ZnTe has the appearance of grey or brownish-red powder, or ruby-red crystals when refined by sublimation. Zinc telluride typically has a cubic (sphalerite, or "zincblende") crystal structure, but can be also prepared as rocksalt crystals or in hexagonal crystals (wurtzite structure). Irradiated by a strong optical beam burns in presence of oxygen. Its lattice constant is 0.6101 nm, allowing it to be grown with or on aluminium antimonide, gallium antimonide, indium arsenide, and lead selenide.
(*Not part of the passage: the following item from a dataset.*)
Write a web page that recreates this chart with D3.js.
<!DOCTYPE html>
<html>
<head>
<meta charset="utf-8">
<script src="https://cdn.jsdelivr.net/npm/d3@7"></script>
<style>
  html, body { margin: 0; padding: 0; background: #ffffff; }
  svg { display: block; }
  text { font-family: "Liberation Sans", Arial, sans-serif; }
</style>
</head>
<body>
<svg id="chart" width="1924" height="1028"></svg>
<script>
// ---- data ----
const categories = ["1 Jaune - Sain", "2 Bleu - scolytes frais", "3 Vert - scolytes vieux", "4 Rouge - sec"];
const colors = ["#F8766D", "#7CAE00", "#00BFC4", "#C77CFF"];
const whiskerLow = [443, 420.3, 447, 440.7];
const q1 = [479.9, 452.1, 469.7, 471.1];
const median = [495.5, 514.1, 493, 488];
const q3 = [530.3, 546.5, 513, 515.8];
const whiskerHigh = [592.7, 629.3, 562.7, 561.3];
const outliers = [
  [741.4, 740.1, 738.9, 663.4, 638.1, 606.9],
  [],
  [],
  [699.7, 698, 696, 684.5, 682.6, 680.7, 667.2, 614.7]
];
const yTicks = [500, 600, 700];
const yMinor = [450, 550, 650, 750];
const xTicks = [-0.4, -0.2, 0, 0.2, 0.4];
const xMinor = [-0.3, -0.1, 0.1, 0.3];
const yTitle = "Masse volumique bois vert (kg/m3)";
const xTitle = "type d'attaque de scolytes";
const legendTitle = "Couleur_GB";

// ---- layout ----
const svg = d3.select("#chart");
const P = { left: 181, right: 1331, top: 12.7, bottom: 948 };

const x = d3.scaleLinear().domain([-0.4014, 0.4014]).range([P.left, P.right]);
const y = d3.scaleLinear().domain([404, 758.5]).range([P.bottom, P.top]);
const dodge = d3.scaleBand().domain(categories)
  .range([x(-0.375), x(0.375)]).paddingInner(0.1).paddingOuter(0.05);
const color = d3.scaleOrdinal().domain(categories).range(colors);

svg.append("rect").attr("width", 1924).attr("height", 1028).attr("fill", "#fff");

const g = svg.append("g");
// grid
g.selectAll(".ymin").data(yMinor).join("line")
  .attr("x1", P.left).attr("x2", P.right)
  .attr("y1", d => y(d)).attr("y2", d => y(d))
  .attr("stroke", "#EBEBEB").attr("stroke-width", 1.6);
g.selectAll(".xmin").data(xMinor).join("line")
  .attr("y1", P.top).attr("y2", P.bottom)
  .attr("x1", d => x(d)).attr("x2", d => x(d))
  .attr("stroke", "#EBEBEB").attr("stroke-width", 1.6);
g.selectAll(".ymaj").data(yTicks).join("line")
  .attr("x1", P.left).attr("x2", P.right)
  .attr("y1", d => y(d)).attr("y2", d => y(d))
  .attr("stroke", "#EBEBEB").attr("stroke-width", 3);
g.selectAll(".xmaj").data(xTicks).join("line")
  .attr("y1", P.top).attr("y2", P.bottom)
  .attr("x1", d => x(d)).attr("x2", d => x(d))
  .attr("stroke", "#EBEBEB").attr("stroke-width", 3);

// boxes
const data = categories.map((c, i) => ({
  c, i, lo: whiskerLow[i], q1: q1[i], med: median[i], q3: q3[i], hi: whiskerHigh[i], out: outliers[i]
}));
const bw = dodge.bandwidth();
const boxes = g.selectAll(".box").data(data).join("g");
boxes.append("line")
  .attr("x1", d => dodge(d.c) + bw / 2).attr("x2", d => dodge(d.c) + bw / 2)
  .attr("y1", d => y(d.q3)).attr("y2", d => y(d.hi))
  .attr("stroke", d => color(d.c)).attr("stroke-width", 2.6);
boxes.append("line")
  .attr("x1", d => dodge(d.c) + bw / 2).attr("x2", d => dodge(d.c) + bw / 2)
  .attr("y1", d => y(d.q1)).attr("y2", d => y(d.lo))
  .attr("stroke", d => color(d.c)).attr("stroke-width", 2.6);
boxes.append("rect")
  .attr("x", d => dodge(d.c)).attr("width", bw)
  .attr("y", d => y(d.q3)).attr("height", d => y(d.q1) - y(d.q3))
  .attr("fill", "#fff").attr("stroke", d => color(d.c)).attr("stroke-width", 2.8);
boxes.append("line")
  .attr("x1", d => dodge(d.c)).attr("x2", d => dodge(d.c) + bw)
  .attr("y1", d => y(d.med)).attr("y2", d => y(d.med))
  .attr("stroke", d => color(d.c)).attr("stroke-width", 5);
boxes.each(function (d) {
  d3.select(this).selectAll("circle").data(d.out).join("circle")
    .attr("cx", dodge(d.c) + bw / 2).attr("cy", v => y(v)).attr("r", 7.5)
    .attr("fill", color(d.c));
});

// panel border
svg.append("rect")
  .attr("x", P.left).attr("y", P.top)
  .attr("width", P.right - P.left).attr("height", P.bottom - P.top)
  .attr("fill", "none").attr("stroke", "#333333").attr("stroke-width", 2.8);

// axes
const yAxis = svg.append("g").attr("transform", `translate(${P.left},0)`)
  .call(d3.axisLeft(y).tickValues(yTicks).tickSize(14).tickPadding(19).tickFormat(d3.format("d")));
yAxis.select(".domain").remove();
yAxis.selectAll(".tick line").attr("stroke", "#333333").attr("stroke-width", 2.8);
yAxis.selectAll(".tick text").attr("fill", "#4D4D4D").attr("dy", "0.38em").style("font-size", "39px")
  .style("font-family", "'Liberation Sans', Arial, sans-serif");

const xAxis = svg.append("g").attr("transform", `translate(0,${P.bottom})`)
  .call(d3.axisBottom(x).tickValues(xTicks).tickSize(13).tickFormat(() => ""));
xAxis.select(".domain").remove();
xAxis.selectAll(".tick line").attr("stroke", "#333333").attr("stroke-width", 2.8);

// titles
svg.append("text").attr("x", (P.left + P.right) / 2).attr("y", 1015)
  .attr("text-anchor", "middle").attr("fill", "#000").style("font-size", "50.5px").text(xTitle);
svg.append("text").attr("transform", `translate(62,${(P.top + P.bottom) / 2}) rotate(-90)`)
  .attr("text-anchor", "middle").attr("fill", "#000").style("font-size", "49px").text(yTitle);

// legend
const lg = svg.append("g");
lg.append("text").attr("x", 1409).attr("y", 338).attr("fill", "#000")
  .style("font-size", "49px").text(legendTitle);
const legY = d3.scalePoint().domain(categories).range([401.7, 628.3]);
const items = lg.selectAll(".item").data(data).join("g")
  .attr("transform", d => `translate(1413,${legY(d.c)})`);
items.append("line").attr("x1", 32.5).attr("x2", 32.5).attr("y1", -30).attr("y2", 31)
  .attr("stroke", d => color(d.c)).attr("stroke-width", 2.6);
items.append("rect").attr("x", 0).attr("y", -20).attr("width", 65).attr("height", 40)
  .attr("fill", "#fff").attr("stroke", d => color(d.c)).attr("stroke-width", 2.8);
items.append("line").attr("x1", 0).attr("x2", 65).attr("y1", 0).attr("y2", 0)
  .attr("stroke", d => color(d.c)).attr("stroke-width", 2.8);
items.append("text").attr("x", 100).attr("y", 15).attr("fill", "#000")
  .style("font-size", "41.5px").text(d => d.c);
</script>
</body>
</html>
With some lattice mismatch, it can also be grown on other substrates such as GaAs, and it can be grown in thin-film polycrystalline (or nanocrystalline) form on substrates such as glass, for example, in the manufacture of thin-film solar cells. In the wurtzite (hexagonal) crystal structure, it has lattice parameters a = 0.427 and c = 0.699 nm.

==Applications==
===Optoelectronics===
Zinc telluride can be easily doped, and for this reason it is one of the more common semiconducting materials used in optoelectronics. ZnTe is important for development of various semiconductor devices, including blue LEDs, laser diodes, solar cells, and components of microwave generators. It can be used for solar cells, for example, as a back-surface field layer and p-type semiconductor material for a CdTe/ZnTe structure or in PIN diode structures.
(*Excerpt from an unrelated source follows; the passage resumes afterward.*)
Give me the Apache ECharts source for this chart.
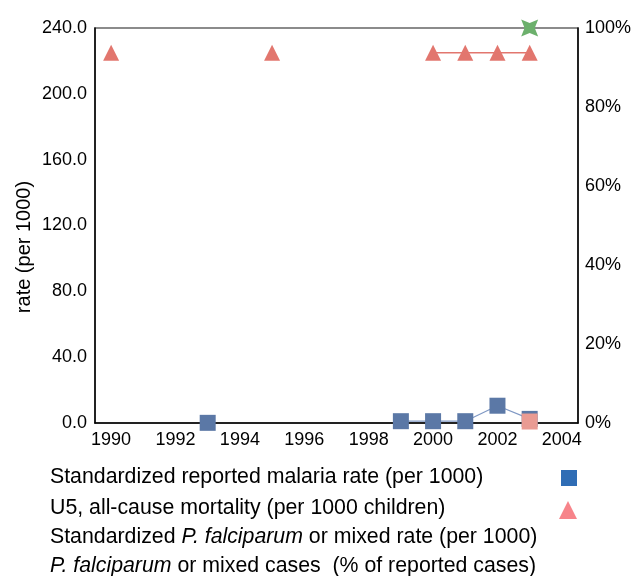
<!DOCTYPE html>
<html>
<head>
<meta charset="utf-8">
<script src="https://cdn.jsdelivr.net/npm/echarts@6/dist/echarts.min.js"></script>
<style>
  html, body { margin: 0; padding: 0; background: #fff; }
  #chart { width: 634px; height: 576px; }
</style>
</head>
<body>
<div id="chart"></div>
<script>
// Years on the horizontal axis (one category per year)
const years = ['1990','1991','1992','1993','1994','1995','1996','1997','1998','1999','2000','2001','2002','2003','2004'];

// Standardized reported malaria rate (per 1000)
const reportedRate = [null, null, null, 0.1, null, null, null, null, null, 1.1, 1.1, 1.1, 10.5, 2.5, null];

// U5, all-cause mortality (per 1000 children)
const u5Mortality = [225, null, null, null, null, 225, null, null, null, null, 225, 225, 225, 225, null];

// Standardized P. falciparum or mixed rate (per 1000)
const falciparumRate = [null, null, null, null, null, null, null, null, null, null, null, null, null, 0.9, null];

// P. falciparum or mixed cases (% of reported cases)
const falciparumPct = [null, null, null, null, null, null, null, null, null, null, null, null, null, 100, null];

// Legend entries
const legendLabels = [
  'Standardized reported malaria rate (per 1000)',
  'U5, all-cause mortality (per 1000 children)',
  'Standardized {i|P. falciparum} or mixed rate (per 1000)',
  '{i|P. falciparum} or mixed cases  (% of reported cases)'
];

const FONT = '"Liberation Sans", Arial, sans-serif';
const star4 = 'path://M0,0 L10,4 L20,0 L16,10 L20,20 L10,16 L0,20 L4,10 Z';

const chart = echarts.init(document.getElementById('chart'), null, { renderer: 'canvas' });

const legendY = [479, 510, 539, 568];
const legendGraphics = legendLabels.map((t, i) => ({
  type: 'text',
  left: 50,
  top: legendY[i] - 12,
  style: {
    text: t,
    fill: '#000',
    font: '21.3px ' + FONT,
    rich: {
      i: { fontStyle: 'italic', fontSize: 21.3, fontFamily: FONT, fill: '#000' }
    }
  }
}));

chart.setOption({
  animation: false,
  backgroundColor: '#fff',
  textStyle: { fontFamily: FONT },
  grid: {
    left: 95, right: 56, top: 28, bottom: 153,
    show: true, borderColor: '#666', borderWidth: 1.5, backgroundColor: 'transparent'
  },
  xAxis: {
    type: 'category',
    data: years,
    boundaryGap: true,
    axisLine: { show: true, lineStyle: { color: '#000', width: 1.5 } },
    axisTick: { show: false },
    axisLabel: { interval: 1, color: '#000', fontSize: 18, margin: 8, fontFamily: FONT },
    splitLine: { show: false }
  },
  yAxis: [
    {
      type: 'value',
      min: 0, max: 240, interval: 40,
      axisLine: { show: true, lineStyle: { color: '#000', width: 1.5 } },
      axisTick: { show: false },
      axisLabel: { color: '#000', fontSize: 18, margin: 8, fontFamily: FONT,
        formatter: v => v.toFixed(1) },
      splitLine: { show: false }
    },
    {
      type: 'value',
      min: 0, max: 100, interval: 20,
      position: 'right',
      axisLine: { show: true, lineStyle: { color: '#000', width: 1.5 } },
      axisTick: { show: false },
      axisLabel: { color: '#000', fontSize: 18, margin: 7, fontFamily: FONT,
        formatter: '{value}%' },
      splitLine: { show: false }
    }
  ],
  series: [
    {
      name: 'Standardized reported malaria rate (per 1000)',
      type: 'line',
      yAxisIndex: 0,
      data: reportedRate,
      symbol: 'rect',
      symbolSize: 16,
      clip: false,
      connectNulls: false,
      itemStyle: { color: '#5b78a6' },
      lineStyle: { color: '#7f98c4', width: 1.2 },
      z: 3
    },
    {
      name: 'U5, all-cause mortality (per 1000 children)',
      type: 'line',
      yAxisIndex: 0,
      data: u5Mortality,
      symbol: 'triangle',
      symbolSize: [16, 16],
      clip: false,
      connectNulls: false,
      itemStyle: { color: '#e2766e' },
      lineStyle: { color: '#e2766e', width: 1.5 },
      z: 3
    },
    {
      name: 'Standardized P. falciparum or mixed rate (per 1000)',
      type: 'line',
      yAxisIndex: 0,
      data: falciparumRate,
      symbol: 'rect',
      symbolSize: 16,
      clip: false,
      itemStyle: { color: '#e99b93' },
      lineStyle: { color: '#e99b93', width: 1.2 },
      z: 4
    },
    {
      name: 'P. falciparum or mixed cases (% of reported cases)',
      type: 'line',
      yAxisIndex: 1,
      data: falciparumPct,
      symbol: star4,
      symbolSize: 17,
      clip: false,
      itemStyle: { color: '#6cb06c' },
      lineStyle: { color: '#6cb06c', width: 1.2 },
      z: 5
    }
  ],
  graphic: [
    {
      type: 'text',
      x: 24, y: 247,
      rotation: Math.PI / 2,
      style: {
        text: 'rate (per 1000)',
        font: '20px ' + FONT,
        fill: '#000',
        align: 'center',
        verticalAlign: 'middle'
      }
    },
    ...legendGraphics,
    {
      type: 'rect',
      shape: { x: 561, y: 470, width: 16, height: 16 },
      style: { fill: '#2f6db5' }
    },
    {
      type: 'polygon',
      shape: { points: [[568, 501], [559, 519], [577, 519]] },
      style: { fill: '#f7848a' }
    }
  ]
});
</script>
</body>
</html>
The material can also be used as a component of ternary semiconductor compounds, such as Cd_{x}Zn_{(1-x)}Te (conceptually a mixture composed from the end-members ZnTe and CdTe), which can be made with a varying composition x to allow the optical bandgap to be tuned as desired.

===Nonlinear optics===
Zinc telluride together with lithium niobate is often used for generation of pulsed terahertz radiation in time-domain terahertz spectroscopy and terahertz imaging. When a crystal of such material is subjected to a high-intensity light pulse of subpicosecond duration, it emits a pulse of terahertz frequency through a nonlinear optical process called optical rectification. Conversely, subjecting a zinc telluride crystal to terahertz radiation causes it to show optical birefringence and change the polarization of a transmitting light, making it an electro-optic detector.
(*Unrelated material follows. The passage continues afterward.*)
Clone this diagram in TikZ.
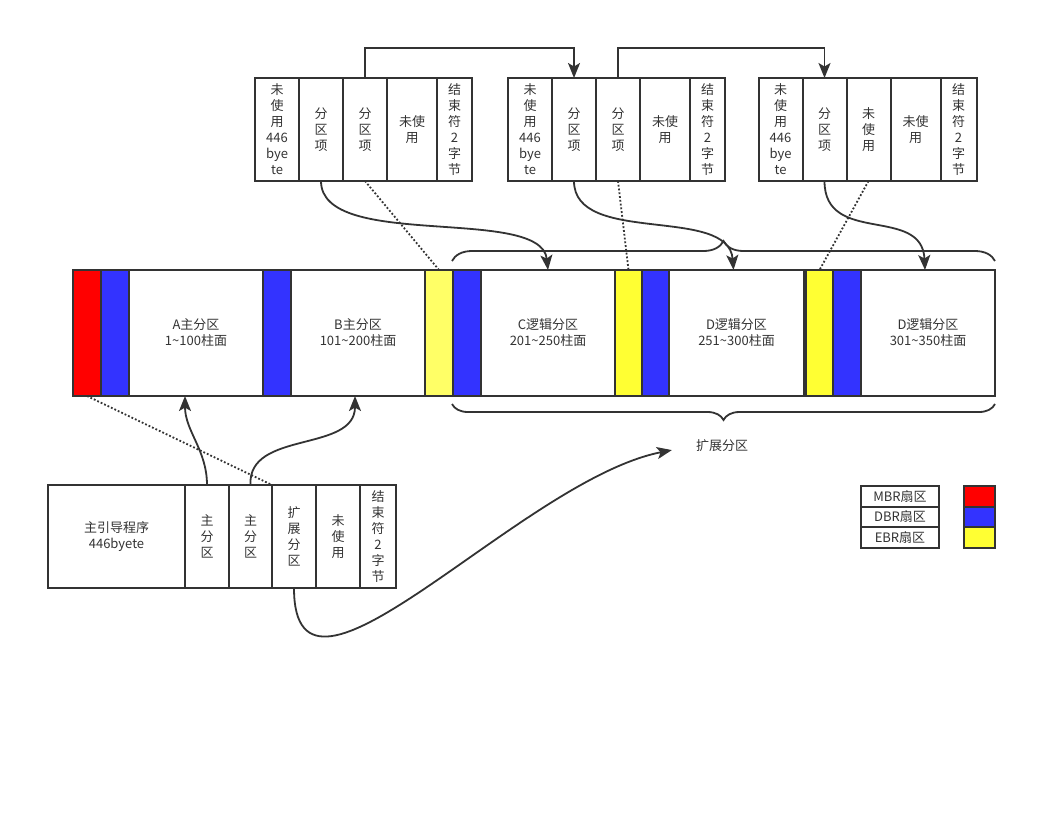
\documentclass[tikz,border=0pt]{standalone}
\usepackage{fontspec}
\setmainfont{Noto Sans CJK SC}
\usetikzlibrary{positioning,arrows.meta,decorations.pathreplacing}

\definecolor{linegray}{HTML}{333333}
\definecolor{mbrred}{HTML}{FF0000}
\definecolor{dbrblue}{HTML}{3333FF}
\definecolor{ebryellow}{HTML}{FFFF33}
\definecolor{ebrlight}{HTML}{FFFF66}

\tikzset{
    cell/.style={draw=linegray, line width=2pt, outer sep=0pt, inner sep=0pt,
        minimum height=103, text=linegray, align=center,
        font=\fontsize{13}{16}\selectfont},
    part/.style={cell, minimum height=126},
    tag/.style={cell, minimum height=20.5},
    link/.style={draw=linegray, line width=1.8pt, -{Stealth[length=15pt,width=12pt,inset=3.5pt]}},
    hint/.style={draw=linegray, line width=1.8pt, dotted},
    bracket/.style={draw=linegray, line width=1.8pt, decorate},
}

\begin{document}
\begin{tikzpicture}[x=1pt, y=-1pt]
    \useasboundingbox (0,0) rectangle (1057,812);
%
    % partition tables of the EBRs
    \node[cell, minimum width=44, anchor=west] (ta1) at (255,129.5) {未\\使\\用\\446\\bye\\te};
    \node[cell, minimum width=44, right=0pt of ta1] (ta2) {分\\区\\项};
    \node[cell, minimum width=44, right=0pt of ta2] (ta3) {分\\区\\项};
    \node[cell, minimum width=50, right=0pt of ta3] (ta4) {未使\\用};
    \node[cell, minimum width=35, right=0pt of ta4] (ta5) {结\\束\\符\\2\\字\\节};
%
    \node[cell, minimum width=44, anchor=west] (tb1) at (508,129.5) {未\\使\\用\\446\\bye\\te};
    \node[cell, minimum width=44, right=0pt of tb1] (tb2) {分\\区\\项};
    \node[cell, minimum width=44, right=0pt of tb2] (tb3) {分\\区\\项};
    \node[cell, minimum width=50, right=0pt of tb3] (tb4) {未使\\用};
    \node[cell, minimum width=35, right=0pt of tb4] (tb5) {结\\束\\符\\2\\字\\节};
%
    \node[cell, minimum width=44, anchor=west] (tc1) at (758.5,129.5) {未\\使\\用\\446\\bye\\te};
    \node[cell, minimum width=44, right=0pt of tc1] (tc2) {分\\区\\项};
    \node[cell, minimum width=44, right=0pt of tc2] (tc3) {未\\使\\用};
    \node[cell, minimum width=50, right=0pt of tc3] (tc4) {未使\\用};
    \node[cell, minimum width=36, right=0pt of tc4] (tc5) {结\\束\\符\\2\\字\\节};
%
    % the disk
    \node[part, fill=mbrred, minimum width=28, anchor=west] (mbr) at (73,333) {};
    \node[part, fill=dbrblue, minimum width=28, right=0pt of mbr] (dbra) {};
    \node[part, minimum width=134, right=0pt of dbra] (pa) {A主分区\\1\textasciitilde 100柱面};
    \node[part, fill=dbrblue, minimum width=28, right=0pt of pa] (dbrb) {};
    \node[part, minimum width=134, right=0pt of dbrb] (pb) {B主分区\\101\textasciitilde 200柱面};
    \node[part, fill=ebrlight, minimum width=28, right=0pt of pb] (ebrc) {};
    \node[part, fill=dbrblue, minimum width=28, right=0pt of ebrc] (dbrc) {};
    \node[part, minimum width=134, right=0pt of dbrc] (pc) {C逻辑分区\\201\textasciitilde 250柱面};
    \node[part, fill=ebryellow, minimum width=27, right=0pt of pc] (ebrd) {};
    \node[part, fill=dbrblue, minimum width=27, right=0pt of ebrd] (dbrd) {};
    \node[part, minimum width=135, right=0pt of dbrd] (pd) {D逻辑分区\\251\textasciitilde 300柱面};
    \node[part, fill=ebryellow, minimum width=27, right=2pt of pd] (ebre) {};
    \node[part, fill=dbrblue, minimum width=28, right=0pt of ebre] (dbre) {};
    \node[part, minimum width=134, right=0pt of dbre] (pe) {D逻辑分区\\301\textasciitilde 350柱面};
%
    \draw[bracket, decoration={brace, amplitude=20pt}] (452,261) -- (995,261);
    \draw[bracket, decoration={brace, amplitude=16pt}] (995,404) -- (452,404);
    \node[text=linegray, font=\fontsize{13}{16}\selectfont] (ext) at (722,446) {扩展分区};
%
    % the MBR
    \node[cell, minimum width=137, anchor=west] (mb1) at (48,536.5) {主引导程序\\446byete};
    \node[cell, minimum width=44, right=0pt of mb1] (mb2) {主\\分\\区};
    \node[cell, minimum width=43, right=0pt of mb2] (mb3) {主\\分\\区};
    \node[cell, minimum width=44, right=0pt of mb3] (mb4) {扩\\展\\分\\区};
    \node[cell, minimum width=44, right=0pt of mb4] (mb5) {未\\使\\用};
    \node[cell, minimum width=36, right=0pt of mb5] (mb6) {结\\束\\符\\2\\字\\节};
%
    % legend
    \node[tag, minimum width=78, anchor=north west] (lgm) at (861,486) {MBR扇区};
    \node[tag, minimum width=78, below=0pt of lgm] (lgd) {DBR扇区};
    \node[tag, minimum width=78, below=0pt of lgd] (lge) {EBR扇区};
    \node[tag, fill=mbrred, minimum width=31, anchor=north west] (lcm) at (964,486) {};
    \node[tag, fill=dbrblue, minimum width=31, below=0pt of lcm] (lcd) {};
    \node[tag, fill=ebryellow, minimum width=31, below=0pt of lcd] (lce) {};
%
    % chain of the EBRs
    \draw[link] (ta3.north) -- ++(0,-30) -| (tb2.north);
    \draw[link] (tb3.north) -- ++(0,-30) -| (tc2.north);
    \draw[link] (ta2.south) .. controls +(0,70) and +(-7,-65) .. (pc.north);
    \draw[link] (tb2.south) .. controls +(0,65) and +(-5,-65) .. ([xshift=-3pt]pd.north);
    \draw[link] (tc2.south) .. controls +(0,65) and +(-3,-65) .. ([xshift=-3pt]pe.north);
    \draw[hint] (ta3.south) -- (ebrc.north);
    \draw[hint] (tb3.south) -- (ebrd.north);
    \draw[hint] (tc3.south) -- (ebre.north);
%
    % MBR entries
    \draw[link] (mb2.north) .. controls +(0,-35) and +(0,35) .. ([xshift=-11pt]pa.south);
    \draw[link] (mb3.north) .. controls +(-3,-55) and +(0,57) .. ([xshift=-3pt]pb.south);
    \draw[hint] (mbr.south) -- (mb4.north west);
    \draw[link, shorten >=21pt] (mb4.south) .. controls +(0,155) and (520,480) .. (ext.west);
\end{tikzpicture}
\end{document}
Vanadium-doped zinc telluride, "ZnTe:V", is a non-linear optical photorefractive material of possible use in the protection of sensors at visible wavelengths. ZnTe:V optical limiters are light and compact, without complicated optics of conventional limiters. ZnTe:V can block a high-intensity jamming beam from a laser dazzler, while still passing the lower-intensity image of the observed scene. It can also be used in holographic interferometry, in reconfigurable optical interconnections, and in laser optical phase conjugation devices. It offers superior photorefractive performance at wavelengths between 600 and 1300 nm, in comparison with other III-V and II-VI compound semiconductors. By adding manganese as an additional dopant (ZnTe:V:Mn), its photorefractive yield can be significantly increased.